[Code that draws figures]
----
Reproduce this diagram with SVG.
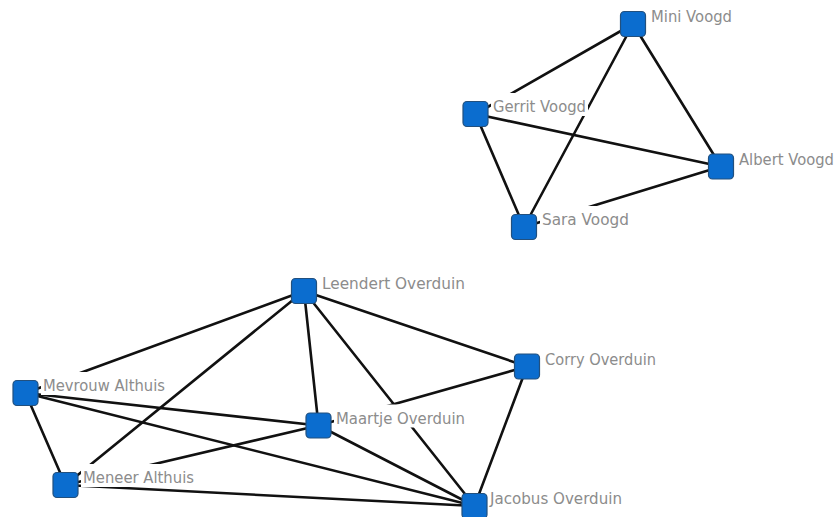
<svg xmlns="http://www.w3.org/2000/svg" width="836" height="517" viewBox="0 0 836 517">
<style>
.edge{stroke:#111;stroke-width:2.6;fill:none;stroke-linecap:round}
.bg{fill:#fff}
.node{fill:#0b6dcf;stroke:#22507e;stroke-width:1.2}
.lbl{font-family:"DejaVu Sans",sans-serif;font-size:15px;fill:#8c8c8c}
</style>
<rect width="836" height="517" fill="#fff"/>
<g id="connectors">
<line class="edge" x1="633" y1="24" x2="475.5" y2="114"/>
<line class="edge" x1="633" y1="24" x2="524" y2="227"/>
<line class="edge" x1="633" y1="24" x2="721" y2="166.5"/>
<line class="edge" x1="475.5" y1="114" x2="721" y2="166.5"/>
<line class="edge" x1="475.5" y1="114" x2="524" y2="227"/>
<line class="edge" x1="721" y1="166.5" x2="524" y2="227"/>
<line class="edge" x1="304" y1="291" x2="25.5" y2="393"/>
<line class="edge" x1="304" y1="291" x2="65.5" y2="485"/>
<line class="edge" x1="304" y1="291" x2="318.5" y2="425.5"/>
<line class="edge" x1="304" y1="291" x2="527" y2="366.5"/>
<line class="edge" x1="304" y1="291" x2="474.5" y2="506"/>
<line class="edge" x1="527" y1="366.5" x2="474.5" y2="506"/>
<line class="edge" x1="318.5" y1="425.5" x2="527" y2="366.5"/>
<line class="edge" x1="25.5" y1="393" x2="318.5" y2="425.5"/>
<line class="edge" x1="25.5" y1="393" x2="474.5" y2="506"/>
<line class="edge" x1="25.5" y1="393" x2="65.5" y2="485"/>
<line class="edge" x1="318.5" y1="425.5" x2="65.5" y2="485"/>
<line class="edge" x1="318.5" y1="425.5" x2="474.5" y2="506"/>
<line class="edge" x1="65.5" y1="485" x2="474.5" y2="506"/>
</g>
<g id="node-mini">
<rect class="bg" x="649" y="3" width="85" height="23"/>
<rect class="node" x="620.5" y="11.5" width="25" height="25" rx="4"/>
<text class="lbl" x="651" y="22" textLength="81" lengthAdjust="spacingAndGlyphs">Mini Voogd</text>
</g>
<g id="node-gerrit">
<rect class="bg" x="491" y="93" width="97" height="23"/>
<rect class="node" x="463" y="101.5" width="25" height="25" rx="4"/>
<text class="lbl" x="493" y="112" textLength="93" lengthAdjust="spacingAndGlyphs">Gerrit Voogd</text>
</g>
<g id="node-albert">
<rect class="bg" x="737" y="145.5" width="99" height="23"/>
<rect class="node" x="708.5" y="154" width="25" height="25" rx="4"/>
<text class="lbl" x="739" y="164.5" textLength="95" lengthAdjust="spacingAndGlyphs">Albert Voogd</text>
</g>
<g id="node-sara">
<rect class="bg" x="540" y="206" width="91" height="23"/>
<rect class="node" x="511.5" y="214.5" width="25" height="25" rx="4"/>
<text class="lbl" x="542" y="225" textLength="87" lengthAdjust="spacingAndGlyphs">Sara Voogd</text>
</g>
<g id="node-leendert">
<rect class="bg" x="320" y="270" width="147" height="23"/>
<rect class="node" x="291.5" y="278.5" width="25" height="25" rx="4"/>
<text class="lbl" x="322" y="289" textLength="143" lengthAdjust="spacingAndGlyphs">Leendert Overduin</text>
</g>
<g id="node-corry">
<rect class="bg" x="543" y="345.5" width="115" height="23"/>
<rect class="node" x="514.5" y="354" width="25" height="25" rx="4"/>
<text class="lbl" x="545" y="364.5" textLength="111" lengthAdjust="spacingAndGlyphs">Corry Overduin</text>
</g>
<g id="node-mevrouw">
<rect class="bg" x="41" y="372" width="126" height="23"/>
<rect class="node" x="13" y="380.5" width="25" height="25" rx="4"/>
<text class="lbl" x="43" y="391" textLength="122" lengthAdjust="spacingAndGlyphs">Mevrouw Althuis</text>
</g>
<g id="node-maartje">
<rect class="bg" x="334" y="404.5" width="133" height="23"/>
<rect class="node" x="306" y="413" width="25" height="25" rx="4"/>
<text class="lbl" x="336" y="423.5" textLength="129" lengthAdjust="spacingAndGlyphs">Maartje Overduin</text>
</g>
<g id="node-meneer">
<rect class="bg" x="81" y="464" width="115" height="23"/>
<rect class="node" x="53" y="472.5" width="25" height="25" rx="4"/>
<text class="lbl" x="83" y="483" textLength="111" lengthAdjust="spacingAndGlyphs">Meneer Althuis</text>
</g>
<g id="node-jacobus">
<rect class="bg" x="488" y="485" width="136" height="23"/>
<rect class="node" x="462" y="493.5" width="25" height="25" rx="4"/>
<text class="lbl" x="490" y="504" textLength="132" lengthAdjust="spacingAndGlyphs">Jacobus Overduin</text>
</g>
</svg>
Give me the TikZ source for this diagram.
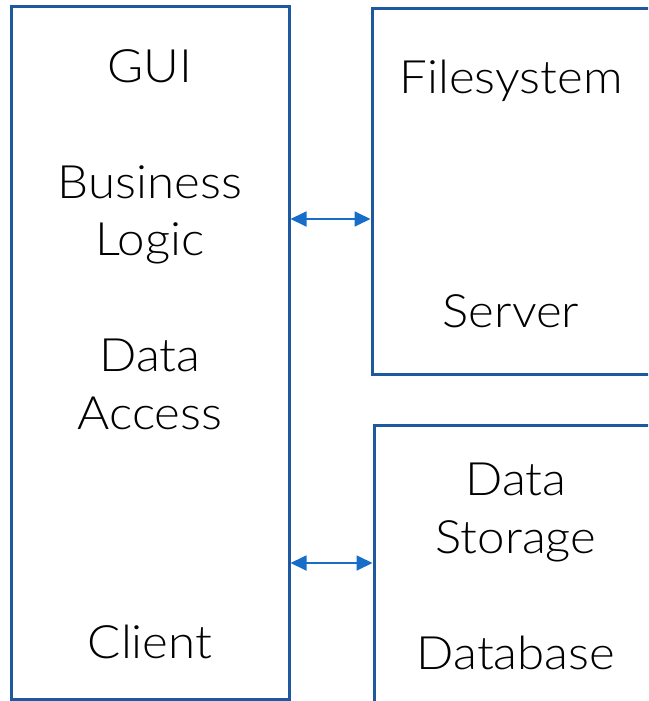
----
== TASK STATEMENT ==
Output the lines above in full and exactly as given, omitting any pictures.

== TASK RESPONSE ==
Reproduce this diagram with SVG.
<svg xmlns="http://www.w3.org/2000/svg" width="836" height="517" viewBox="0 0 836 517">
<style>
.edge{stroke:#111;stroke-width:2.6;fill:none;stroke-linecap:round}
.bg{fill:#fff}
.node{fill:#0b6dcf;stroke:#22507e;stroke-width:1.2}
.lbl{font-family:"DejaVu Sans",sans-serif;font-size:15px;fill:#8c8c8c}
</style>
<rect width="836" height="517" fill="#fff"/>
<g id="connectors">
<line class="edge" x1="633" y1="24" x2="475.5" y2="114"/>
<line class="edge" x1="633" y1="24" x2="524" y2="227"/>
<line class="edge" x1="633" y1="24" x2="721" y2="166.5"/>
<line class="edge" x1="475.5" y1="114" x2="721" y2="166.5"/>
<line class="edge" x1="475.5" y1="114" x2="524" y2="227"/>
<line class="edge" x1="721" y1="166.5" x2="524" y2="227"/>
<line class="edge" x1="304" y1="291" x2="25.5" y2="393"/>
<line class="edge" x1="304" y1="291" x2="65.5" y2="485"/>
<line class="edge" x1="304" y1="291" x2="318.5" y2="425.5"/>
<line class="edge" x1="304" y1="291" x2="527" y2="366.5"/>
<line class="edge" x1="304" y1="291" x2="474.5" y2="506"/>
<line class="edge" x1="527" y1="366.5" x2="474.5" y2="506"/>
<line class="edge" x1="318.5" y1="425.5" x2="527" y2="366.5"/>
<line class="edge" x1="25.5" y1="393" x2="318.5" y2="425.5"/>
<line class="edge" x1="25.5" y1="393" x2="474.5" y2="506"/>
<line class="edge" x1="25.5" y1="393" x2="65.5" y2="485"/>
<line class="edge" x1="318.5" y1="425.5" x2="65.5" y2="485"/>
<line class="edge" x1="318.5" y1="425.5" x2="474.5" y2="506"/>
<line class="edge" x1="65.5" y1="485" x2="474.5" y2="506"/>
</g>
<g id="node-mini">
<rect class="bg" x="649" y="3" width="85" height="23"/>
<rect class="node" x="620.5" y="11.5" width="25" height="25" rx="4"/>
<text class="lbl" x="651" y="22" textLength="81" lengthAdjust="spacingAndGlyphs">Mini Voogd</text>
</g>
<g id="node-gerrit">
<rect class="bg" x="491" y="93" width="97" height="23"/>
<rect class="node" x="463" y="101.5" width="25" height="25" rx="4"/>
<text class="lbl" x="493" y="112" textLength="93" lengthAdjust="spacingAndGlyphs">Gerrit Voogd</text>
</g>
<g id="node-albert">
<rect class="bg" x="737" y="145.5" width="99" height="23"/>
<rect class="node" x="708.5" y="154" width="25" height="25" rx="4"/>
<text class="lbl" x="739" y="164.5" textLength="95" lengthAdjust="spacingAndGlyphs">Albert Voogd</text>
</g>
<g id="node-sara">
<rect class="bg" x="540" y="206" width="91" height="23"/>
<rect class="node" x="511.5" y="214.5" width="25" height="25" rx="4"/>
<text class="lbl" x="542" y="225" textLength="87" lengthAdjust="spacingAndGlyphs">Sara Voogd</text>
</g>
<g id="node-leendert">
<rect class="bg" x="320" y="270" width="147" height="23"/>
<rect class="node" x="291.5" y="278.5" width="25" height="25" rx="4"/>
<text class="lbl" x="322" y="289" textLength="143" lengthAdjust="spacingAndGlyphs">Leendert Overduin</text>
</g>
<g id="node-corry">
<rect class="bg" x="543" y="345.5" width="115" height="23"/>
<rect class="node" x="514.5" y="354" width="25" height="25" rx="4"/>
<text class="lbl" x="545" y="364.5" textLength="111" lengthAdjust="spacingAndGlyphs">Corry Overduin</text>
</g>
<g id="node-mevrouw">
<rect class="bg" x="41" y="372" width="126" height="23"/>
<rect class="node" x="13" y="380.5" width="25" height="25" rx="4"/>
<text class="lbl" x="43" y="391" textLength="122" lengthAdjust="spacingAndGlyphs">Mevrouw Althuis</text>
</g>
<g id="node-maartje">
<rect class="bg" x="334" y="404.5" width="133" height="23"/>
<rect class="node" x="306" y="413" width="25" height="25" rx="4"/>
<text class="lbl" x="336" y="423.5" textLength="129" lengthAdjust="spacingAndGlyphs">Maartje Overduin</text>
</g>
<g id="node-meneer">
<rect class="bg" x="81" y="464" width="115" height="23"/>
<rect class="node" x="53" y="472.5" width="25" height="25" rx="4"/>
<text class="lbl" x="83" y="483" textLength="111" lengthAdjust="spacingAndGlyphs">Meneer Althuis</text>
</g>
<g id="node-jacobus">
<rect class="bg" x="488" y="485" width="136" height="23"/>
<rect class="node" x="462" y="493.5" width="25" height="25" rx="4"/>
<text class="lbl" x="490" y="504" textLength="132" lengthAdjust="spacingAndGlyphs">Jacobus Overduin</text>
</g>
</svg>
Give me the TikZ source for this diagram.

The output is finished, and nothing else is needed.